* Work to complete: Please find all lines in the data that hold the string "document" and copy them.

** begin Dataset section **

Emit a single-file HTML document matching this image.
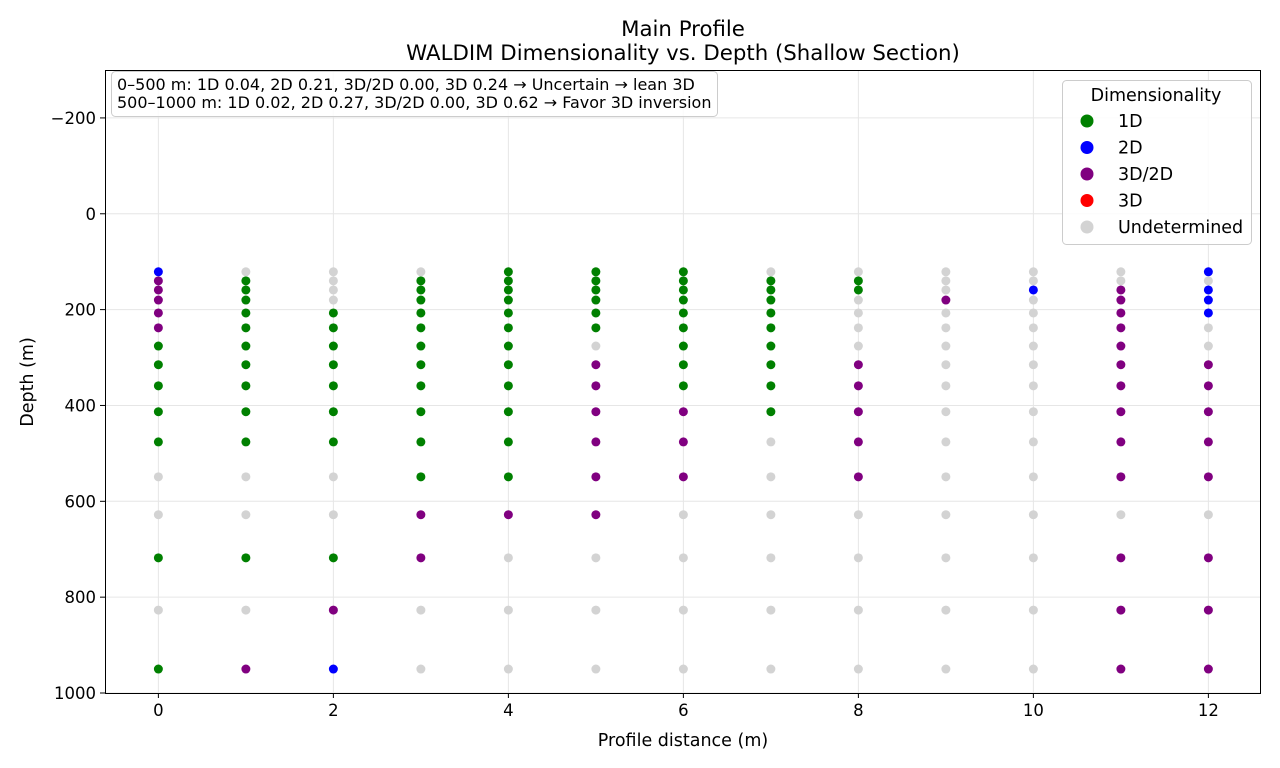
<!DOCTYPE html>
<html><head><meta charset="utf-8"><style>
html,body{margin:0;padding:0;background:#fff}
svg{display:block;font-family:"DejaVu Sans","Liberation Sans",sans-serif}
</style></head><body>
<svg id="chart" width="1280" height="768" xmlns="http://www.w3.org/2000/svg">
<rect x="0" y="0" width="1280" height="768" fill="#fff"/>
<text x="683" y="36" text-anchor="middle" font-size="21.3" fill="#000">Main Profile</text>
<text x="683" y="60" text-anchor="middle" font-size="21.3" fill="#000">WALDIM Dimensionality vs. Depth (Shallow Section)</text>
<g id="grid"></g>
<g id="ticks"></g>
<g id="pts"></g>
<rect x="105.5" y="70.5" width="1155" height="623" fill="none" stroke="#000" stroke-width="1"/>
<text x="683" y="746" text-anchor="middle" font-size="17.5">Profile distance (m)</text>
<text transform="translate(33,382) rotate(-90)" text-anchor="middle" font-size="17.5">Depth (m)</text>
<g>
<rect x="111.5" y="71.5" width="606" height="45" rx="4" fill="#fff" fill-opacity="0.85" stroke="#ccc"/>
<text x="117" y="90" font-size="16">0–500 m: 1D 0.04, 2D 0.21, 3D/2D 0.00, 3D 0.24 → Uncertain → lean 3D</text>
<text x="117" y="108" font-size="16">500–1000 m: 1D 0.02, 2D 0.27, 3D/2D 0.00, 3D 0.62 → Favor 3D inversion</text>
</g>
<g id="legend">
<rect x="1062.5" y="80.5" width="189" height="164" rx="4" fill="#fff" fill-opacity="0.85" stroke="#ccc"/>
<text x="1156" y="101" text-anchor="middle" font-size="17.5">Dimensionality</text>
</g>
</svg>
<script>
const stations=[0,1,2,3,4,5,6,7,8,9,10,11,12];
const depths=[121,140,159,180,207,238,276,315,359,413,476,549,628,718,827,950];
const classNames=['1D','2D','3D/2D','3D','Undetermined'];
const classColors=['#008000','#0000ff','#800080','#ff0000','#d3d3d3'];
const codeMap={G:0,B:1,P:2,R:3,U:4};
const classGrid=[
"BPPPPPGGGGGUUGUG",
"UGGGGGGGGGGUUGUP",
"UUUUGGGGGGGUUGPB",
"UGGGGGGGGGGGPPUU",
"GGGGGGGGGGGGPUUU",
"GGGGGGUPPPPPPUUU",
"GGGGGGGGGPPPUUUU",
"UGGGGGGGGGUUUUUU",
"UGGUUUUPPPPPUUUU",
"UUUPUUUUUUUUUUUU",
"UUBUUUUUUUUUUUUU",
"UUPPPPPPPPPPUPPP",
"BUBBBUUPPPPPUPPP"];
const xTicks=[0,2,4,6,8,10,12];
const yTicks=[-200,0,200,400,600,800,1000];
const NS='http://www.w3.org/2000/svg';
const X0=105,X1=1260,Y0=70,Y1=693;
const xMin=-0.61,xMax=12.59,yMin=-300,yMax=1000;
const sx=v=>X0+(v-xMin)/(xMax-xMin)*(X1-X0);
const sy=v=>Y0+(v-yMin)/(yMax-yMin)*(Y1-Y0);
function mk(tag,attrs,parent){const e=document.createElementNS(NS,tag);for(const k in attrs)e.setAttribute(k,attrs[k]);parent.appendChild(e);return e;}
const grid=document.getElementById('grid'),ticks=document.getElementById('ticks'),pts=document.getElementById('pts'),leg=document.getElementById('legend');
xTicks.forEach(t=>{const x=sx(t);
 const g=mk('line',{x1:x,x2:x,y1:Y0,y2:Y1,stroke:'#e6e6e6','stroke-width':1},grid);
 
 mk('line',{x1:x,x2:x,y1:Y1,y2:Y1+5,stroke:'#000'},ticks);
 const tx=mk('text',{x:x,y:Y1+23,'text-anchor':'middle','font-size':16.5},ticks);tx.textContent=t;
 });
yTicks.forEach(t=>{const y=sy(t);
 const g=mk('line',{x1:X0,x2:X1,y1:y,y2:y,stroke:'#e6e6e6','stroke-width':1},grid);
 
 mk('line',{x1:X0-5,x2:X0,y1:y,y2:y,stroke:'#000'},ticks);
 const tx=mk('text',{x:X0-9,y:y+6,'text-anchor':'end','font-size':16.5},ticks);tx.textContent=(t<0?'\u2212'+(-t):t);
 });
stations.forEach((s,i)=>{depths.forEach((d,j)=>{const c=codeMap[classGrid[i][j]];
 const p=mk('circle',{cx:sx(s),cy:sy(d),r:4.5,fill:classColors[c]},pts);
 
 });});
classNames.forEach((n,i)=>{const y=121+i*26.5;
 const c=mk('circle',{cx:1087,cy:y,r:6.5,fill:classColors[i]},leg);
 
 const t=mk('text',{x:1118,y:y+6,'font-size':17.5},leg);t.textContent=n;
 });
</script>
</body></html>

** end Dataset section **

* Worked solution:
Emit a single-file HTML document matching this image.
function mk(tag,attrs,parent){const e=document.createElementNS(NS,tag);for(const k in attrs)e.setAttribute(k,attrs[k]);parent.appendChild(e);return e;}
const grid=document.getElementById('grid'),ticks=document.getElementById('ticks'),pts=document.getElementById('pts'),leg=document.getElementById('legend');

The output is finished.